But there are some new or refined activities that — while forced upon the education world due to COVID-19 — should have staying power because they have the potential to improve student outcomes and school operations for the long term, some administrators predict.
Education Dive recently spoke to several school leaders for their thoughts on what practices should have lasting impacts. Here is what they said.
"Zoom fatigue" is real, but video conferencing has prevented a complete pause to learning and helped maintain student-teacher and peer-to-peer relationships when distance learning is the only format available.
Effective remote instruction, however, depends on student and teacher access to devices and the internet so teaching and learning can take place in synchronous and asynchronous formats outside school walls. Using technology to keep kids learning even when they can’t travel to school buildings will have positive and lasting impacts from the pandemic, much to the dismay of children in northern states hoping for no-school snow days.
“In 2020, internet access is a utility.

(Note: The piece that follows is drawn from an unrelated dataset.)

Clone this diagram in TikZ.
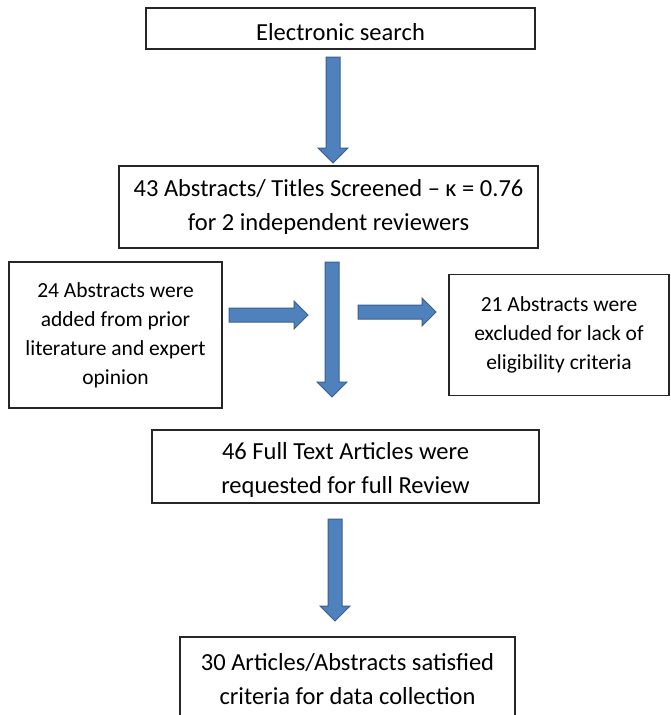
\documentclass[tikz,border=0pt]{standalone}
\usepackage{fontspec}
\setmainfont{Carlito}
\usetikzlibrary{calc}
\definecolor{arrowblue}{HTML}{4F81BD}
\definecolor{arrowedge}{HTML}{3A5F8F}
\tikzset{
  flowbox/.style={draw=black!85, line width=1.2pt, fill=white, inner sep=0pt, align=center},
  bigtext/.style={font=\fontsize{24.5}{34}\selectfont},
  smalltext/.style={font=\fontsize{21.5}{29}\selectfont},
  blockarrow/.style={fill=arrowblue, draw=arrowedge, line width=1pt, line join=miter}
}
\newcommand{\lowerstrut}{\rule{0pt}{24pt}}
\newcommand{\varrowblk}[2]{%
  \filldraw[blockarrow] let \p1=(#1), \p2=(#2) in
    (\x1-7pt,\y1) -- (\x1+7pt,\y1) -- (\x1+7pt,\y2+15pt) -- (\x1+15pt,\y2+15pt)
    -- (\x1,\y2) -- (\x1-15pt,\y2+15pt) -- (\x1-7pt,\y2+15pt) -- cycle;}
\newcommand{\harrowblk}[2]{%
  \filldraw[blockarrow] let \p1=(#1), \p2=(#2) in
    (\x1,\y1-7pt) -- (\x2-14pt,\y1-7pt) -- (\x2-14pt,\y1-14pt) -- (\x2,\y1)
    -- (\x2-14pt,\y1+14pt) -- (\x2-14pt,\y1+7pt) -- (\x1,\y1+7pt) -- cycle;}
\begin{document}
\begin{tikzpicture}[x=1pt,y=-1pt]
\useasboundingbox (0,0) rectangle (671,715);
\clip (0,0) rectangle (671,715);
\fill[white] (0,0) rectangle (671,715);

\node[flowbox, bigtext, minimum width=389pt, minimum height=41pt] (b1) at (340.5,28.5) {\lowerstrut Electronic search};
\node[flowbox, bigtext, minimum width=419pt, minimum height=82pt] (b2) at (328.5,207) {43 Abstracts/ Titles Screened -- κ = 0.76\\for 2 independent reviewers};
\node[flowbox, smalltext, minimum width=213pt, minimum height=146pt] (bl) at (115.5,335) {24 Abstracts were\\added from prior\\literature and expert\\opinion};
\node[flowbox, smalltext, minimum width=220pt, minimum height=121pt] (br) at (559,335) {21 Abstracts were\\excluded for lack of\\eligibility criteria};
\node[flowbox, bigtext, minimum width=387pt, minimum height=73pt] (b4) at (345.5,466.5) {\lowerstrut 46 Full Text Articles were\\requested for full Review};
\node[flowbox, bigtext, minimum width=335pt, minimum height=85pt] (b5) at (347.5,679.5) {30 Articles/Abstracts satisfied\\criteria for data collection};

\coordinate (a1s) at (333,57);
\coordinate (a1e) at (333,163);
\coordinate (a2s) at (332,262);
\coordinate (a2e) at (332,397);
\coordinate (a3s) at (335,519);
\coordinate (a3e) at (335,621);
\coordinate (ls) at (229,315);
\coordinate (le) at (308,315);
\coordinate (rs) at (358,312);
\coordinate (re) at (436,312);

\varrowblk{a1s}{a1e}
\varrowblk{a2s}{a2e}
\varrowblk{a3s}{a3e}
\harrowblk{ls}{le}
\harrowblk{rs}{re}
\end{tikzpicture}
\end{document}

It’s like water and electricity,” he said. “People need it in order to thrive in this current economy and this information world we live in.”
Although there are challenges, Spence remains optimistic technology use in education will grow and improve.
“[The pandemic] has moved us ahead about a decade in terms of digital learning in public education, and it’s settled, I think in many ways, this question about whether or not these tools have a place in schools,” Spence said. “We’re proving that you can learn anywhere and anytime.”